Some numbers like $$\pi$$ and $$e$$ are weird and wondrous in their own way, but there are far stranger numbers out there. Accepting the possibility that the impossible equation $$\sqrt{-1}$$1 can actually yield a sensible result, gives us the imaginary unit $$i$$, and the imaginary numbers built thereupon.

These imaginary numbers, while unorthodox, are no less suitable for calculation than real numbers. Indeed, with an additional leap of logic, one can perceive plain integers and all other real numbers as also having a null imaginary component alongside their real parts, and vice versa: thus $$6.29$$ and $$5i$$ are the same as $$(6.29, 0i)$$ and $$(0, 5i)$$.
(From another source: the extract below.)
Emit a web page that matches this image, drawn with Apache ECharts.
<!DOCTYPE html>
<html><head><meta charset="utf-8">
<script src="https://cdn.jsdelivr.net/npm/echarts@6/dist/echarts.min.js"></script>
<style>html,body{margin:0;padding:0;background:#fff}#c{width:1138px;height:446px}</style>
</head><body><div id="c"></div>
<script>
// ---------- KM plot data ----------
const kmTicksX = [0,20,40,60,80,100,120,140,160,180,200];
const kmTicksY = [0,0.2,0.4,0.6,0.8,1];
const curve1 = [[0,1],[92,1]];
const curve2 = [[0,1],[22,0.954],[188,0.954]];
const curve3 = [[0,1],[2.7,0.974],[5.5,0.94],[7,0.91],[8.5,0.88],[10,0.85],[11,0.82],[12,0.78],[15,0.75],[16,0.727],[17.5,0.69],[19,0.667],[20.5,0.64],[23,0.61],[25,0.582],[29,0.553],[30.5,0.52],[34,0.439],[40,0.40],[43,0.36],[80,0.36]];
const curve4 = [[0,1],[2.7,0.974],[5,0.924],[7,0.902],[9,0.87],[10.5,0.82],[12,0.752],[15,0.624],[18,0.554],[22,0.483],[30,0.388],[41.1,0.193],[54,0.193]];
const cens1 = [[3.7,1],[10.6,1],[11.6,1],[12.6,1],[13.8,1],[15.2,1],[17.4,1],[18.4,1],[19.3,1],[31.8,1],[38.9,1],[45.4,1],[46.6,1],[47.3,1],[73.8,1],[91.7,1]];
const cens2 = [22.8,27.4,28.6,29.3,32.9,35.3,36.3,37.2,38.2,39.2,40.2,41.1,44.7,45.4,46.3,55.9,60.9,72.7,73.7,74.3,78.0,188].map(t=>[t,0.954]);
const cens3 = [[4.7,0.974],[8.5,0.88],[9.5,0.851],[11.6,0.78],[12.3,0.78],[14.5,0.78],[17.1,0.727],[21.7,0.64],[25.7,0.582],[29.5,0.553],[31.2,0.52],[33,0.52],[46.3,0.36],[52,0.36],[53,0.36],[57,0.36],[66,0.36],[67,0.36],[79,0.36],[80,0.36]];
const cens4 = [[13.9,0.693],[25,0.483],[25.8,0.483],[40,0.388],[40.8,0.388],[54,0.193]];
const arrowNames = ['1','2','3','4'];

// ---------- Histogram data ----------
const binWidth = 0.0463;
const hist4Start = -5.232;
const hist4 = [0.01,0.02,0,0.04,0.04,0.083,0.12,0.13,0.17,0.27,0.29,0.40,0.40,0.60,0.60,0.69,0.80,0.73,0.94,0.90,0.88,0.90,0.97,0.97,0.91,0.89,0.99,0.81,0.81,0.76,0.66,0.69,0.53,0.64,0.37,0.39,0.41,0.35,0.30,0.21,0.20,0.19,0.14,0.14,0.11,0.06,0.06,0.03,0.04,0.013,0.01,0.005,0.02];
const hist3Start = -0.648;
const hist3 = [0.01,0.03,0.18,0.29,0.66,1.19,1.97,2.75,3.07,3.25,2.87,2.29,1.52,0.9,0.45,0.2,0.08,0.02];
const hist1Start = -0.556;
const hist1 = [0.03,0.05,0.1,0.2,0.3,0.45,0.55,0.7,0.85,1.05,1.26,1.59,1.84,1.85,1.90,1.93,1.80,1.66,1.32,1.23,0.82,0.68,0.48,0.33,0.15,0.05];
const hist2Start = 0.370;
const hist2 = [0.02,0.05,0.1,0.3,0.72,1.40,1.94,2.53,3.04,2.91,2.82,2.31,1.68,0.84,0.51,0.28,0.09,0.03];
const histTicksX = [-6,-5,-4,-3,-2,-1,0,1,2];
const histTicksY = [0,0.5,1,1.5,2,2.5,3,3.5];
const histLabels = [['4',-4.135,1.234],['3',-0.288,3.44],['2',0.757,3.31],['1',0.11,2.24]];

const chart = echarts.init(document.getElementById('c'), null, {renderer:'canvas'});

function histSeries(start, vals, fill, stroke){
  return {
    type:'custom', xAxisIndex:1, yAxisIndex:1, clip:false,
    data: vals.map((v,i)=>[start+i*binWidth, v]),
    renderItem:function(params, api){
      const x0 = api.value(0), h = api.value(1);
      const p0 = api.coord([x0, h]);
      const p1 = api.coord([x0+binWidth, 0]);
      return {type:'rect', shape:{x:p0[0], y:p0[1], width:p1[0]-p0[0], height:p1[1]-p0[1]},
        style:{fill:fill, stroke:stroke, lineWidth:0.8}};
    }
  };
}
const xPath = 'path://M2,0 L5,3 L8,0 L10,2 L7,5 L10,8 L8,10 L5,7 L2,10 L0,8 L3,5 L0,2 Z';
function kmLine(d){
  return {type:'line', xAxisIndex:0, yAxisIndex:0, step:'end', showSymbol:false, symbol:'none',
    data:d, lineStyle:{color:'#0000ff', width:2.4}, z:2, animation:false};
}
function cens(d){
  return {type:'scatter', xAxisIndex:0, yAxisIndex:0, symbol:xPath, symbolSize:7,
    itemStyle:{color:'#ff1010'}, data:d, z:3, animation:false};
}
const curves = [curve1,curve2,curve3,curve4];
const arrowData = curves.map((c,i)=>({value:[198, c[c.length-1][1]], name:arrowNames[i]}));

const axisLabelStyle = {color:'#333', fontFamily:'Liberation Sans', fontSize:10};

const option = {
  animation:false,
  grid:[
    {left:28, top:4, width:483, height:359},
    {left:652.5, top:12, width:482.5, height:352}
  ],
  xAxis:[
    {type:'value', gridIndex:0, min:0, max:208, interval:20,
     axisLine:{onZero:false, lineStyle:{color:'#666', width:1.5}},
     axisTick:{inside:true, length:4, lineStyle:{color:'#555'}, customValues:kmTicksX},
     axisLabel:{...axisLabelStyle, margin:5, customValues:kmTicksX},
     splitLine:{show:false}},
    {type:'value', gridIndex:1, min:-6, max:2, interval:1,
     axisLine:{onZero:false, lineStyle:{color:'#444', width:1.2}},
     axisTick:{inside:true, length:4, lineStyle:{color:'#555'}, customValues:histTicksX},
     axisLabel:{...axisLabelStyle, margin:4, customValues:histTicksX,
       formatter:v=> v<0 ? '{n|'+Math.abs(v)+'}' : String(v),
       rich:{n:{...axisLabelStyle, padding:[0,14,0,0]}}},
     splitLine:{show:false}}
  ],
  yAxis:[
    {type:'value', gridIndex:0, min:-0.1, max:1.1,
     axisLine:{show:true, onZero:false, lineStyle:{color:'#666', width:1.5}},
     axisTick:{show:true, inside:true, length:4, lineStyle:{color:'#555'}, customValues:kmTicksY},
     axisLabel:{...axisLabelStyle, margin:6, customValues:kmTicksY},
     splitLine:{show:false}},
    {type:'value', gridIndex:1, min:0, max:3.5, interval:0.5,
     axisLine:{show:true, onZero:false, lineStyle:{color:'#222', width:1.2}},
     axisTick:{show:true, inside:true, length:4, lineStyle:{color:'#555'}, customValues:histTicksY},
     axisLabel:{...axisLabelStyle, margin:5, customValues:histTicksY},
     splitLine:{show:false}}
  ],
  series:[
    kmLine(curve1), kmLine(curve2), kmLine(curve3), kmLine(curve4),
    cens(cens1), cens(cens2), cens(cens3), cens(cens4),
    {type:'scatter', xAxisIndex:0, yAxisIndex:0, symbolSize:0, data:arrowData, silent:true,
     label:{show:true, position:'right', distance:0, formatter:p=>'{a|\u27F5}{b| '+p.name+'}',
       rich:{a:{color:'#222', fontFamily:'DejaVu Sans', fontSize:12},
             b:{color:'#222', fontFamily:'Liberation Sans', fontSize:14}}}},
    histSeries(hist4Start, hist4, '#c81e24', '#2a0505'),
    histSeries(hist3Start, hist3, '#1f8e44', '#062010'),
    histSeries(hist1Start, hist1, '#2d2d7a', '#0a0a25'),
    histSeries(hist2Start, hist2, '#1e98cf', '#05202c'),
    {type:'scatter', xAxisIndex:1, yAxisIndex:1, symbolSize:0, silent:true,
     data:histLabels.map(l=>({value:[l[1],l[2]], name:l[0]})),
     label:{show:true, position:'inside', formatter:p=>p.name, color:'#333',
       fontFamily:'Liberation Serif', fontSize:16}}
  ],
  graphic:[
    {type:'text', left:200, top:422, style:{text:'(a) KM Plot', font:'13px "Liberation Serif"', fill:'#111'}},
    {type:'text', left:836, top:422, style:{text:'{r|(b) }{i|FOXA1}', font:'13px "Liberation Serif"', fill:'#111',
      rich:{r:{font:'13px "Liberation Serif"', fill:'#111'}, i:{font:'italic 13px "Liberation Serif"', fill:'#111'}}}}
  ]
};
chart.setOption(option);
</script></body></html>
Of course, once we have a joined but irreducable pair of numbers—one real and one imaginary—the number line from our elementary school days can no longer bear the strain, and must extend vertically as well; becoming an idealized artist's canvas, an infinite complex plane, whereupon these and all other bipartite complex numbers can reside. And on this plane lies timeless art that predates humanity and the world itself, just waiting to be discovered.

### The Art and Science of Apeirography

The reification (whether visual, auditory, or otherwise) of these often inexplicably æsthetic preternatural forms—fractals and other mathematical objects of varying dimensionality that are nothing like the sterile shapes taught in elementary classes on geometry—is the art and science of apeirography; from the greek ἄπειρος /ápeiros/, meaning "infinite, boundless", and γράφειν /gráphein/, meaning "to draw, to write".

And while technically any mathematical visualization can be termed an apeirograph, popular mathematical art today tends toward works produced via third-party software that is necessarily limited to the original programmer's or programming team's considerations, in spite of a wealth of visualizations, presets, and configuration options.

Such programs can produce striking images rather easily, but ultimately the arbitrary limitations and the degree of abstraction between the mathematical object and the artist often makes for results that can seem derivative of the myriad other similarly produced works.

There is, I believe, a better way.

### Apeirographic Authenticity

When apeirography is undertaken by an artist who can, at once, be a mathematician, a programmer, and a visual artist, they can—in recognition of the awe-inspiring temporal and spatial infinities and fundamental apartness of mathematical objects—prioritize authenticity of representation. In order to do so, they work closely with the mathematics, write their own programs, and pursue interpretive post-processing with only the lightest touch—not unlike a good photographer wishing to be faithful to their subject.

Such had been my approach to the generation of apeirographic images from the beginnings. Never content with finding mere unexplored byways of widely studied algorithms and visualizations, I wrote one custom program after another, eventually discovering new vistas both by way of algorithms and visualizations.

My apeirograph generators now number in the hundreds: some extraordinarily productive, capable of producing a legion of stylistically unique but distinctive images, or striking video installations; while others of equal or greater algorithmic complexity yield but a single two-dimensional image, often still well-worth the time taken to discover it.

If you enjoy these timeless works and share my awe and wonder that such beauty should be hidden in the fabric of mathematics, please support my explorations and order a canvas print, a giclée reproduction, or an arithmikon wood print.

1. Espoused by Paul Erdős and Kurt Gödel, among other mathematicians.
2. No real number, when multiplied by itself, yields $$-1$$, because $$\sqrt{1} = \pm 1$$ and therefore both $$1 \times 1 = 1$$ and $$-1 \times -1 = 1$$.